◆ Aim of the exercise ◆
Quote the records below in full, exactly as given, with the images taken out.

═════ Given entries

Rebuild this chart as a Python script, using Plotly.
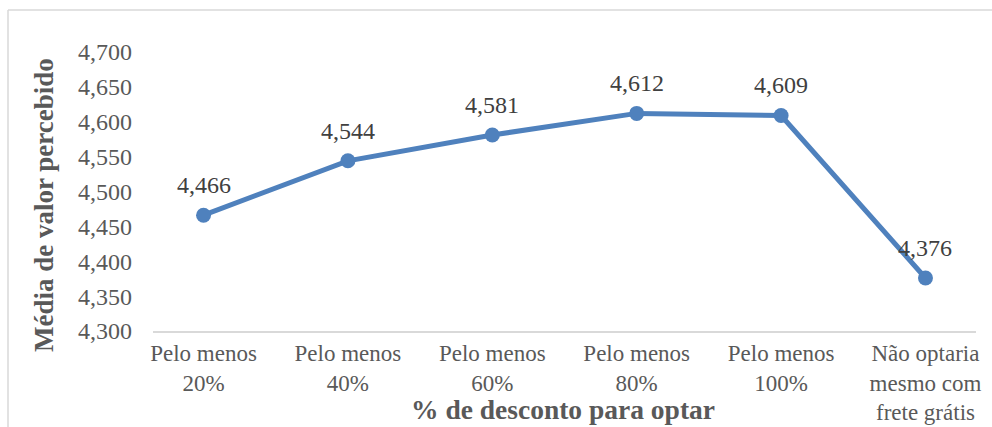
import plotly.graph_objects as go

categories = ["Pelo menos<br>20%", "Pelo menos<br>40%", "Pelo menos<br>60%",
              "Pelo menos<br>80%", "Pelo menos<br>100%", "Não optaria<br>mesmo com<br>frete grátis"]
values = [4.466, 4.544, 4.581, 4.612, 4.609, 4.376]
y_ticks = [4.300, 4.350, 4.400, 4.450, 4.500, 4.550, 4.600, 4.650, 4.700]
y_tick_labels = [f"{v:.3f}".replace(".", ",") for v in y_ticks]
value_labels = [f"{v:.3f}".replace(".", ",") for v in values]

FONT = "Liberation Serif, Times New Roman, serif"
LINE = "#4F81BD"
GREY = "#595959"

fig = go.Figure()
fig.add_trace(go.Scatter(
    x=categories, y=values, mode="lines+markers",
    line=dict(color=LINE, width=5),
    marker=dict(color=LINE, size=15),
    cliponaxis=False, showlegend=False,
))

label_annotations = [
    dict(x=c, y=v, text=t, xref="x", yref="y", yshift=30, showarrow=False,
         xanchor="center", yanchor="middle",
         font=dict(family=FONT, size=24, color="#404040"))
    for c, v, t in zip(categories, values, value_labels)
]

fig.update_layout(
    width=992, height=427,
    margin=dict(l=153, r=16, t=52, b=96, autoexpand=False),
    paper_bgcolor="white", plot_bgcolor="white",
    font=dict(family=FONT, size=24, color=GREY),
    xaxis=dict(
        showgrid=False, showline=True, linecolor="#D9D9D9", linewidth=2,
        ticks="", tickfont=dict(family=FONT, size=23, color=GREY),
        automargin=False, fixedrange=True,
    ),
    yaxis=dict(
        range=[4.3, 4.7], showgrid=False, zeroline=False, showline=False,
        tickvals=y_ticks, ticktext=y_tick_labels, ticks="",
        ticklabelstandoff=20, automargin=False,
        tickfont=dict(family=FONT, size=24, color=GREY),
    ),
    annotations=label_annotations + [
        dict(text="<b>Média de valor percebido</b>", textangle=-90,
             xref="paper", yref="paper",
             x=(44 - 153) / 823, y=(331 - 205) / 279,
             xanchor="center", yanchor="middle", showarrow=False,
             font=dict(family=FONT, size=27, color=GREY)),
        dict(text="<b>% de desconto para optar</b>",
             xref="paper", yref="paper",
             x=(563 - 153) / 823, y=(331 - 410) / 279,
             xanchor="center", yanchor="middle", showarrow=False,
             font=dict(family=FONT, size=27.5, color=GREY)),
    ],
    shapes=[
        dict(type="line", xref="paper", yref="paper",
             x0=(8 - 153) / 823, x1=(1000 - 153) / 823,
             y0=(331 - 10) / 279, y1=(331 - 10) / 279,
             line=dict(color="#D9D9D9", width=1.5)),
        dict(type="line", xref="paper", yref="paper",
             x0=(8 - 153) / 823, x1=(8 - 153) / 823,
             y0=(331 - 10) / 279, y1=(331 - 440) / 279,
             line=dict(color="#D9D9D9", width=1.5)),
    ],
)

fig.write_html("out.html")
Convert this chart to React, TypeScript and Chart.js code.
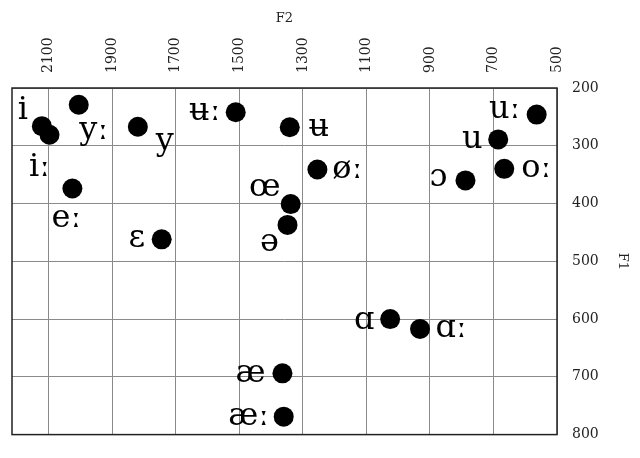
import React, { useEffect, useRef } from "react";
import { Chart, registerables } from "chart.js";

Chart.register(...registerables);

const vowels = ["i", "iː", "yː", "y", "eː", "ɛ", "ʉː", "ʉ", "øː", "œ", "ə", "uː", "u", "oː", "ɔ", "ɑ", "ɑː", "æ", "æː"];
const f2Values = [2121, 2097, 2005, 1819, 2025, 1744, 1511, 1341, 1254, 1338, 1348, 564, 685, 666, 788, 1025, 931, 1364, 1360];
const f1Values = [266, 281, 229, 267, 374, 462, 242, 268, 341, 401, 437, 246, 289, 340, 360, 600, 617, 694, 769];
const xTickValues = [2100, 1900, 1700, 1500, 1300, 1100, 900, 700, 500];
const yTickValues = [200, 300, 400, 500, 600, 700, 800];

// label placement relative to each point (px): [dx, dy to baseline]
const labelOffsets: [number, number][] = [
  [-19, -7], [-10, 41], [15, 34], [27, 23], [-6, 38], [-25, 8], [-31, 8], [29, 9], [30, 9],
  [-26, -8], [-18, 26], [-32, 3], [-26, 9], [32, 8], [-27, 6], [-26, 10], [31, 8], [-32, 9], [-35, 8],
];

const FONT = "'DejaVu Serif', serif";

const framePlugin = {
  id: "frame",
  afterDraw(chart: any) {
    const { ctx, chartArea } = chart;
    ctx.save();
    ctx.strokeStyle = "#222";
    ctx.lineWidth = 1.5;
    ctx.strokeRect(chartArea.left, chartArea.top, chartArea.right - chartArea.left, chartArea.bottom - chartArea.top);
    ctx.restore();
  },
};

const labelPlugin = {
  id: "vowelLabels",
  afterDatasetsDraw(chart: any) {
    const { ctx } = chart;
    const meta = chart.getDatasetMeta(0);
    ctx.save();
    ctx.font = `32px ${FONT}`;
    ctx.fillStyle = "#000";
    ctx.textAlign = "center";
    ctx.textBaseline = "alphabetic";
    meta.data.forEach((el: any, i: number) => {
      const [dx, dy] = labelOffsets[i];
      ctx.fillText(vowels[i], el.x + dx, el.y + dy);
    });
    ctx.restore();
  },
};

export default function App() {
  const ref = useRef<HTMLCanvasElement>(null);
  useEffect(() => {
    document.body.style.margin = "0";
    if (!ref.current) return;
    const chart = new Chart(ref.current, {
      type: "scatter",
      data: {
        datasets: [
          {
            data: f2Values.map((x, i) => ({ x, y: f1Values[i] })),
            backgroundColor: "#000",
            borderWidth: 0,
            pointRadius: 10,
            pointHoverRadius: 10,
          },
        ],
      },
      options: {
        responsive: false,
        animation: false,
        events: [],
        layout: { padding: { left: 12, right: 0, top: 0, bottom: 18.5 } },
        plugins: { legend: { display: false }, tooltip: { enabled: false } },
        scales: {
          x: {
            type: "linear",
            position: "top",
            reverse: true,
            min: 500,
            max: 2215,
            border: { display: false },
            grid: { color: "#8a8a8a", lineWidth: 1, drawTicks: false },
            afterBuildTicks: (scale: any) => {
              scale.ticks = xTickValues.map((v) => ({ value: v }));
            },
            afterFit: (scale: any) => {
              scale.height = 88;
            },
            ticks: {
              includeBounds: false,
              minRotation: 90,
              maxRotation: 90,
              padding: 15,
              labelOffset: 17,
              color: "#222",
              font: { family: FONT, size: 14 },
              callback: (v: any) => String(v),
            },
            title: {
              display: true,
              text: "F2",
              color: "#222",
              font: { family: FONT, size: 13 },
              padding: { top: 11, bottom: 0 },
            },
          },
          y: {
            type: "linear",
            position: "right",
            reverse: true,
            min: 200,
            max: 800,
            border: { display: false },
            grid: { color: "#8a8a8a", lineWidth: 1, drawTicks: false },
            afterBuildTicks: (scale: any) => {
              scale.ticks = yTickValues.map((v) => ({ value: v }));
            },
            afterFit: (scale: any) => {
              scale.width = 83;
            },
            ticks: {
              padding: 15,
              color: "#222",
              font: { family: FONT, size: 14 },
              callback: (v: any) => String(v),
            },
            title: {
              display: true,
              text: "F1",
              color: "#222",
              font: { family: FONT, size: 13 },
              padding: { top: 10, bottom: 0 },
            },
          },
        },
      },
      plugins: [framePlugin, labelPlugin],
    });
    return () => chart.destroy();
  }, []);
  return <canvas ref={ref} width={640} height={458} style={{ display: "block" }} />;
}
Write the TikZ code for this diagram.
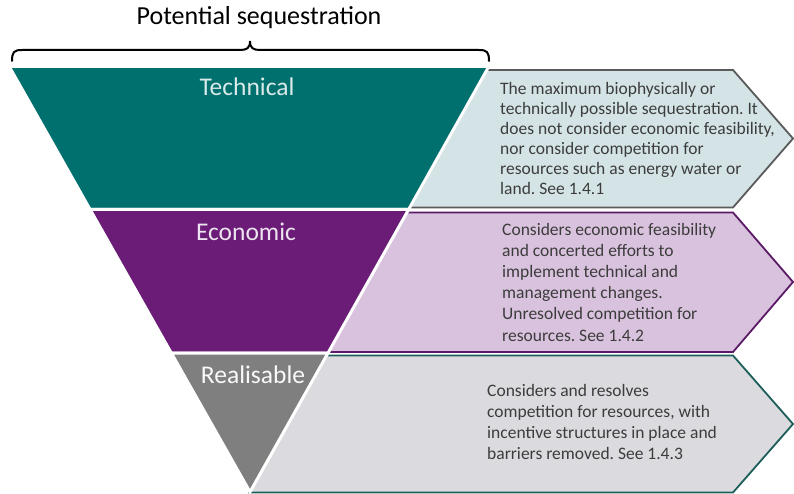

══════════

◆ Result of the exercise ◆
Rebuild this chart as a Python script, using Plotly.
import plotly.graph_objects as go

categories = ["Pelo menos<br>20%", "Pelo menos<br>40%", "Pelo menos<br>60%",
              "Pelo menos<br>80%", "Pelo menos<br>100%", "Não optaria<br>mesmo com<br>frete grátis"]
values = [4.466, 4.544, 4.581, 4.612, 4.609, 4.376]
y_ticks = [4.300, 4.350, 4.400, 4.450, 4.500, 4.550, 4.600, 4.650, 4.700]
y_tick_labels = [f"{v:.3f}".replace(".", ",") for v in y_ticks]
value_labels = [f"{v:.3f}".replace(".", ",") for v in values]

FONT = "Liberation Serif, Times New Roman, serif"
LINE = "#4F81BD"
GREY = "#595959"

fig = go.Figure()
fig.add_trace(go.Scatter(
    x=categories, y=values, mode="lines+markers",
    line=dict(color=LINE, width=5),
    marker=dict(color=LINE, size=15),
    cliponaxis=False, showlegend=False,
))

label_annotations = [
    dict(x=c, y=v, text=t, xref="x", yref="y", yshift=30, showarrow=False,
         xanchor="center", yanchor="middle",
         font=dict(family=FONT, size=24, color="#404040"))
    for c, v, t in zip(categories, values, value_labels)
]

fig.update_layout(
    width=992, height=427,
    margin=dict(l=153, r=16, t=52, b=96, autoexpand=False),
    paper_bgcolor="white", plot_bgcolor="white",
    font=dict(family=FONT, size=24, color=GREY),
    xaxis=dict(
        showgrid=False, showline=True, linecolor="#D9D9D9", linewidth=2,
        ticks="", tickfont=dict(family=FONT, size=23, color=GREY),
        automargin=False, fixedrange=True,
    ),
    yaxis=dict(
        range=[4.3, 4.7], showgrid=False, zeroline=False, showline=False,
        tickvals=y_ticks, ticktext=y_tick_labels, ticks="",
        ticklabelstandoff=20, automargin=False,
        tickfont=dict(family=FONT, size=24, color=GREY),
    ),
    annotations=label_annotations + [
        dict(text="<b>Média de valor percebido</b>", textangle=-90,
             xref="paper", yref="paper",
             x=(44 - 153) / 823, y=(331 - 205) / 279,
             xanchor="center", yanchor="middle", showarrow=False,
             font=dict(family=FONT, size=27, color=GREY)),
        dict(text="<b>% de desconto para optar</b>",
             xref="paper", yref="paper",
             x=(563 - 153) / 823, y=(331 - 410) / 279,
             xanchor="center", yanchor="middle", showarrow=False,
             font=dict(family=FONT, size=27.5, color=GREY)),
    ],
    shapes=[
        dict(type="line", xref="paper", yref="paper",
             x0=(8 - 153) / 823, x1=(1000 - 153) / 823,
             y0=(331 - 10) / 279, y1=(331 - 10) / 279,
             line=dict(color="#D9D9D9", width=1.5)),
        dict(type="line", xref="paper", yref="paper",
             x0=(8 - 153) / 823, x1=(8 - 153) / 823,
             y0=(331 - 10) / 279, y1=(331 - 440) / 279,
             line=dict(color="#D9D9D9", width=1.5)),
    ],
)

fig.write_html("out.html")
Convert this chart to React, TypeScript and Chart.js code.
import React, { useEffect, useRef } from "react";
import { Chart, registerables } from "chart.js";

Chart.register(...registerables);

const vowels = ["i", "iː", "yː", "y", "eː", "ɛ", "ʉː", "ʉ", "øː", "œ", "ə", "uː", "u", "oː", "ɔ", "ɑ", "ɑː", "æ", "æː"];
const f2Values = [2121, 2097, 2005, 1819, 2025, 1744, 1511, 1341, 1254, 1338, 1348, 564, 685, 666, 788, 1025, 931, 1364, 1360];
const f1Values = [266, 281, 229, 267, 374, 462, 242, 268, 341, 401, 437, 246, 289, 340, 360, 600, 617, 694, 769];
const xTickValues = [2100, 1900, 1700, 1500, 1300, 1100, 900, 700, 500];
const yTickValues = [200, 300, 400, 500, 600, 700, 800];

// label placement relative to each point (px): [dx, dy to baseline]
const labelOffsets: [number, number][] = [
  [-19, -7], [-10, 41], [15, 34], [27, 23], [-6, 38], [-25, 8], [-31, 8], [29, 9], [30, 9],
  [-26, -8], [-18, 26], [-32, 3], [-26, 9], [32, 8], [-27, 6], [-26, 10], [31, 8], [-32, 9], [-35, 8],
];

const FONT = "'DejaVu Serif', serif";

const framePlugin = {
  id: "frame",
  afterDraw(chart: any) {
    const { ctx, chartArea } = chart;
    ctx.save();
    ctx.strokeStyle = "#222";
    ctx.lineWidth = 1.5;
    ctx.strokeRect(chartArea.left, chartArea.top, chartArea.right - chartArea.left, chartArea.bottom - chartArea.top);
    ctx.restore();
  },
};

const labelPlugin = {
  id: "vowelLabels",
  afterDatasetsDraw(chart: any) {
    const { ctx } = chart;
    const meta = chart.getDatasetMeta(0);
    ctx.save();
    ctx.font = `32px ${FONT}`;
    ctx.fillStyle = "#000";
    ctx.textAlign = "center";
    ctx.textBaseline = "alphabetic";
    meta.data.forEach((el: any, i: number) => {
      const [dx, dy] = labelOffsets[i];
      ctx.fillText(vowels[i], el.x + dx, el.y + dy);
    });
    ctx.restore();
  },
};

export default function App() {
  const ref = useRef<HTMLCanvasElement>(null);
  useEffect(() => {
    document.body.style.margin = "0";
    if (!ref.current) return;
    const chart = new Chart(ref.current, {
      type: "scatter",
      data: {
        datasets: [
          {
            data: f2Values.map((x, i) => ({ x, y: f1Values[i] })),
            backgroundColor: "#000",
            borderWidth: 0,
            pointRadius: 10,
            pointHoverRadius: 10,
          },
        ],
      },
      options: {
        responsive: false,
        animation: false,
        events: [],
        layout: { padding: { left: 12, right: 0, top: 0, bottom: 18.5 } },
        plugins: { legend: { display: false }, tooltip: { enabled: false } },
        scales: {
          x: {
            type: "linear",
            position: "top",
            reverse: true,
            min: 500,
            max: 2215,
            border: { display: false },
            grid: { color: "#8a8a8a", lineWidth: 1, drawTicks: false },
            afterBuildTicks: (scale: any) => {
              scale.ticks = xTickValues.map((v) => ({ value: v }));
            },
            afterFit: (scale: any) => {
              scale.height = 88;
            },
            ticks: {
              includeBounds: false,
              minRotation: 90,
              maxRotation: 90,
              padding: 15,
              labelOffset: 17,
              color: "#222",
              font: { family: FONT, size: 14 },
              callback: (v: any) => String(v),
            },
            title: {
              display: true,
              text: "F2",
              color: "#222",
              font: { family: FONT, size: 13 },
              padding: { top: 11, bottom: 0 },
            },
          },
          y: {
            type: "linear",
            position: "right",
            reverse: true,
            min: 200,
            max: 800,
            border: { display: false },
            grid: { color: "#8a8a8a", lineWidth: 1, drawTicks: false },
            afterBuildTicks: (scale: any) => {
              scale.ticks = yTickValues.map((v) => ({ value: v }));
            },
            afterFit: (scale: any) => {
              scale.width = 83;
            },
            ticks: {
              padding: 15,
              color: "#222",
              font: { family: FONT, size: 14 },
              callback: (v: any) => String(v),
            },
            title: {
              display: true,
              text: "F1",
              color: "#222",
              font: { family: FONT, size: 13 },
              padding: { top: 10, bottom: 0 },
            },
          },
        },
      },
      plugins: [framePlugin, labelPlugin],
    });
    return () => chart.destroy();
  }, []);
  return <canvas ref={ref} width={640} height={458} style={{ display: "block" }} />;
}
Write the TikZ code for this diagram.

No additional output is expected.